Goal of the exercise:
Filter the records below and copy every line containing the word "this".

Raw data:
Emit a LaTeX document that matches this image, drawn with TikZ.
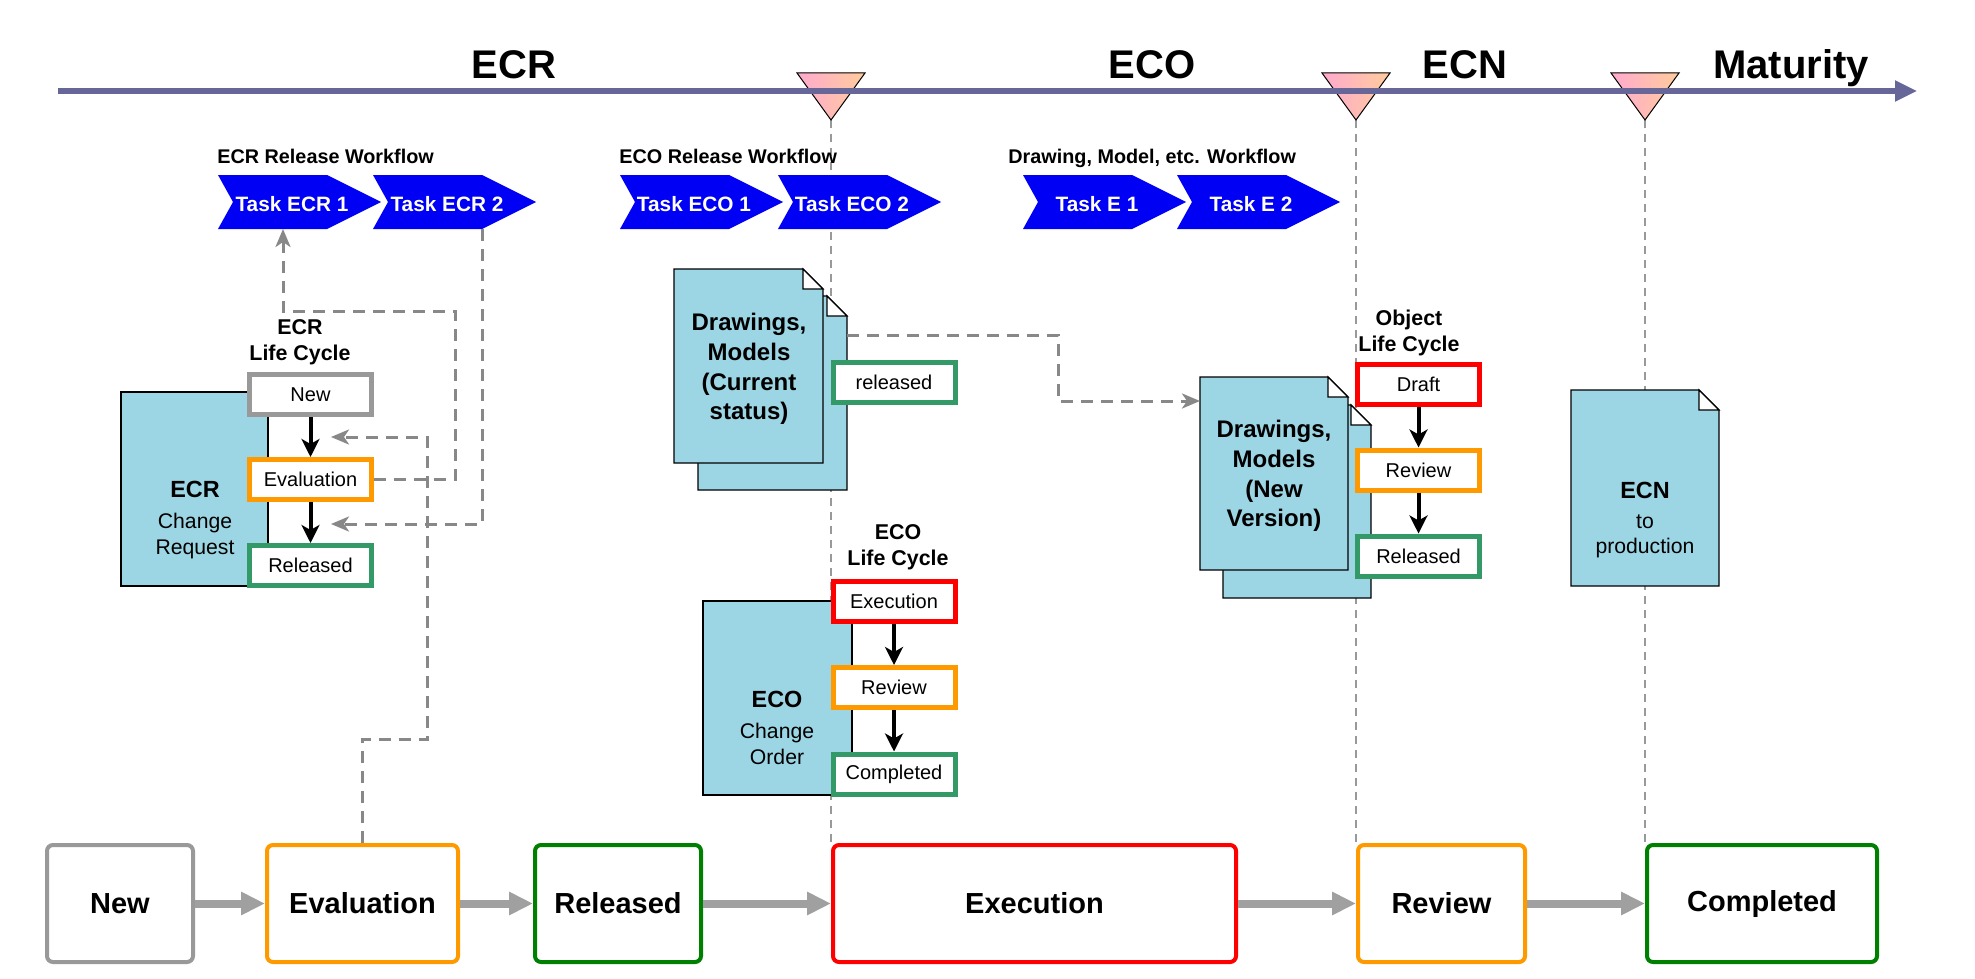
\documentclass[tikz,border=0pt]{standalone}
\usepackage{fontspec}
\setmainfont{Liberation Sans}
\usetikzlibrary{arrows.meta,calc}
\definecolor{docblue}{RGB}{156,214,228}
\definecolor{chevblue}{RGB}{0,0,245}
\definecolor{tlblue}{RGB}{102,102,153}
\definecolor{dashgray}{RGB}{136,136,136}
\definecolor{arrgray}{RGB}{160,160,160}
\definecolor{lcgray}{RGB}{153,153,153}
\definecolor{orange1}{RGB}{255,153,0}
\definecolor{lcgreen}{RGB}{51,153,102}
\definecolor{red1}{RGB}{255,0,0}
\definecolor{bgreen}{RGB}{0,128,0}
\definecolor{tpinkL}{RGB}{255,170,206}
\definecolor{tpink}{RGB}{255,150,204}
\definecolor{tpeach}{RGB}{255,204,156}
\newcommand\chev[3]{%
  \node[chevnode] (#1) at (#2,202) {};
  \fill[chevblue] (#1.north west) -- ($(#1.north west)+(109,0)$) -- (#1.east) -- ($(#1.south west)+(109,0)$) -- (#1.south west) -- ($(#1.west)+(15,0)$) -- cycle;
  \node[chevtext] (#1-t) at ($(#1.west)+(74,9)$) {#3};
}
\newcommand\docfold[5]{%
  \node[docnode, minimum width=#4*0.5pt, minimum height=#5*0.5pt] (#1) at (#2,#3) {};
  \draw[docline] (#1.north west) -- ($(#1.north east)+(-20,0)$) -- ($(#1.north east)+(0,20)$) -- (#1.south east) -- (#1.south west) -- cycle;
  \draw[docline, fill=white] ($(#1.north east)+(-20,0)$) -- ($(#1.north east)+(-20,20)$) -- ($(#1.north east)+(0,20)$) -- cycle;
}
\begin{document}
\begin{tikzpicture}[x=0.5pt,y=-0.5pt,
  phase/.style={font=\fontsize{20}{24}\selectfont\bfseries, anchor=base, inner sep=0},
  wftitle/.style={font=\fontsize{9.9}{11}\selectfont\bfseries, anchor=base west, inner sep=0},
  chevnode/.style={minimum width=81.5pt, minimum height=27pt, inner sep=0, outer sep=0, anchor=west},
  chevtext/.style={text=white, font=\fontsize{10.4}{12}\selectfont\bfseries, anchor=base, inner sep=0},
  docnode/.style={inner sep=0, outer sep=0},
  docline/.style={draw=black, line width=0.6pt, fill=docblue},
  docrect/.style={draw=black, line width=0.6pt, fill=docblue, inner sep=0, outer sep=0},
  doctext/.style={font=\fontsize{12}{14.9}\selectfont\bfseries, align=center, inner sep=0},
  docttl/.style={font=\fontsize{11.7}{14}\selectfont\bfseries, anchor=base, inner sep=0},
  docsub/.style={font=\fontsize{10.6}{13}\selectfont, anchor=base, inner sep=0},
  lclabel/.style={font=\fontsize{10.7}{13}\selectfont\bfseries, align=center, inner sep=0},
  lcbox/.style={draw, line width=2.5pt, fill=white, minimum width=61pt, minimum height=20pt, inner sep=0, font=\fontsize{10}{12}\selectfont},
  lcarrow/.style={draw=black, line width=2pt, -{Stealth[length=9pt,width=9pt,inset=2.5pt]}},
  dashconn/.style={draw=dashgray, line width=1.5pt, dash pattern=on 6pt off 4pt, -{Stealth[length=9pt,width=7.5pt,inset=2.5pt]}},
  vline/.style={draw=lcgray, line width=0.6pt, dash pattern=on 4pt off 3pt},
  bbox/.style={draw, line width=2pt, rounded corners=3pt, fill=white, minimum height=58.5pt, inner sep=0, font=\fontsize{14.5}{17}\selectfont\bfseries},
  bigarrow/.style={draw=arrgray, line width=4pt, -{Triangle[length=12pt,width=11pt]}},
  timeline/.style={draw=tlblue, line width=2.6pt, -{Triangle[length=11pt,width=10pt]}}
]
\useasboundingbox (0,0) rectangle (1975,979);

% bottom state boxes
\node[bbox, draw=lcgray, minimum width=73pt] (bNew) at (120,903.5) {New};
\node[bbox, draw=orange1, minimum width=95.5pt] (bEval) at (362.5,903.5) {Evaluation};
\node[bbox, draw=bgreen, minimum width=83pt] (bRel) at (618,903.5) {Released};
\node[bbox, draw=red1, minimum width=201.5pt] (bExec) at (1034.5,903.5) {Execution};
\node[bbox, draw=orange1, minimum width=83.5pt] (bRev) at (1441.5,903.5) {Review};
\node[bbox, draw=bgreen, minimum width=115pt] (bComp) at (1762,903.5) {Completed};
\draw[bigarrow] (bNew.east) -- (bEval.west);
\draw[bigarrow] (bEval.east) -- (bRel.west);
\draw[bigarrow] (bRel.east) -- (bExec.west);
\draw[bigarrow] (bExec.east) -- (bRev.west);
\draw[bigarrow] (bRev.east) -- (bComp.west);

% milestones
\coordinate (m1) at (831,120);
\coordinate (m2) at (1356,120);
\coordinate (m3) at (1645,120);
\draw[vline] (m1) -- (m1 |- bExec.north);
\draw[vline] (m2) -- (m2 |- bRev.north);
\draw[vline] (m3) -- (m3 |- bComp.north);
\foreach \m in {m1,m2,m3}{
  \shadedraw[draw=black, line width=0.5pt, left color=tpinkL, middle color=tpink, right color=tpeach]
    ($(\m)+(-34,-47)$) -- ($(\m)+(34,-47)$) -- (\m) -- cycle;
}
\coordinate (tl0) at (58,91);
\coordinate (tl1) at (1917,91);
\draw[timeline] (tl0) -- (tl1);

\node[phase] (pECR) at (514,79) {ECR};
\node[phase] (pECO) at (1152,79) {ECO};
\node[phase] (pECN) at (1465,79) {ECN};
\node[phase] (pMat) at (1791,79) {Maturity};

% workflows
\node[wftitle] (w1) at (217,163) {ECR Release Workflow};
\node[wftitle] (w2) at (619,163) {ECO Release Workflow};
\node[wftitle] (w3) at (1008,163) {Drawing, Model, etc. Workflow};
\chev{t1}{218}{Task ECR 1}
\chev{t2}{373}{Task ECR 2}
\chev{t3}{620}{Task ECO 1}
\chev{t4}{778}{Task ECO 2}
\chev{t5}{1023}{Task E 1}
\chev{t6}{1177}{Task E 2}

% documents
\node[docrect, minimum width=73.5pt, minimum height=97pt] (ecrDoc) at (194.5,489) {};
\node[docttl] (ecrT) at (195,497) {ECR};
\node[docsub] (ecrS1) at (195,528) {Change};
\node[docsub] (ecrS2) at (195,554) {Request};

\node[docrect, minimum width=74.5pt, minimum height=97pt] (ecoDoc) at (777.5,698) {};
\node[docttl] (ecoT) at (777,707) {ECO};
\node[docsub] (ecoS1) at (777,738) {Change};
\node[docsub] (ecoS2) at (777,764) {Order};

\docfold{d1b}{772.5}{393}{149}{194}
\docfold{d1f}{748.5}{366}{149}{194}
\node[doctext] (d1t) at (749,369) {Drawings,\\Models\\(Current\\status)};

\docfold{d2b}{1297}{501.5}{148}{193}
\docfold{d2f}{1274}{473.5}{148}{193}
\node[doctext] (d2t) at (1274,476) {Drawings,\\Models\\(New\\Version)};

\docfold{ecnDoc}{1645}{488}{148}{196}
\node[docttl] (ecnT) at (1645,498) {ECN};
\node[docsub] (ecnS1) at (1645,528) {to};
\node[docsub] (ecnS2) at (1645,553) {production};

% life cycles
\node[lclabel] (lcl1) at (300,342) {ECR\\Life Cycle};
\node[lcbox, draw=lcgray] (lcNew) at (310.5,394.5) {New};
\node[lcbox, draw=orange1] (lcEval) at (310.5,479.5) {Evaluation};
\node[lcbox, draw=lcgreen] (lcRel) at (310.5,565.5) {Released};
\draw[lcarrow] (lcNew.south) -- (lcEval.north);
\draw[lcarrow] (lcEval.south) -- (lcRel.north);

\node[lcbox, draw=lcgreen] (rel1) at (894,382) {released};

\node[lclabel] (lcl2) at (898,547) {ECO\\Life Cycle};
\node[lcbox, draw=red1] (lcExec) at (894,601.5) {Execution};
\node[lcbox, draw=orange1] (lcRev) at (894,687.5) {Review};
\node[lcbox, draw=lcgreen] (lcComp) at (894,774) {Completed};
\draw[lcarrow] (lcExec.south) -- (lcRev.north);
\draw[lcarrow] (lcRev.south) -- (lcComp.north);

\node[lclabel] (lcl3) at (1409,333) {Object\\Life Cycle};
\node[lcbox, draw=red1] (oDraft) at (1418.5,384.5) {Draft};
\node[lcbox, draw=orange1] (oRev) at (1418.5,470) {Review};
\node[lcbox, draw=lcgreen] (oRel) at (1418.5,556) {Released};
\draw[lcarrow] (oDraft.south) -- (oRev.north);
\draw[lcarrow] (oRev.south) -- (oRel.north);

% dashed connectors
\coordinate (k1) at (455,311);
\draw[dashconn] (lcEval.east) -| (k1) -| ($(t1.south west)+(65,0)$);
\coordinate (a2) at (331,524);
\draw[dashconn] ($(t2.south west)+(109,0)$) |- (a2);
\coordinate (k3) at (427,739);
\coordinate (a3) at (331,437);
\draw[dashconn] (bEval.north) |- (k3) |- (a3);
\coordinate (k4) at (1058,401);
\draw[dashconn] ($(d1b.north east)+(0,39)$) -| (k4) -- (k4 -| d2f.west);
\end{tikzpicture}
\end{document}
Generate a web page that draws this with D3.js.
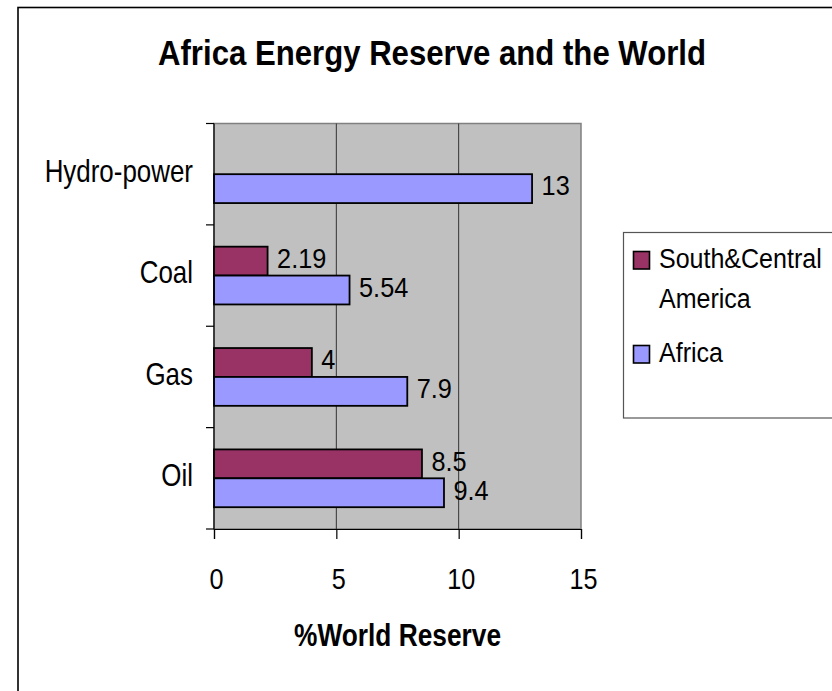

Complete output:
Emit a LaTeX document that matches this image, drawn with TikZ.
Generate a web page that draws this with D3.js.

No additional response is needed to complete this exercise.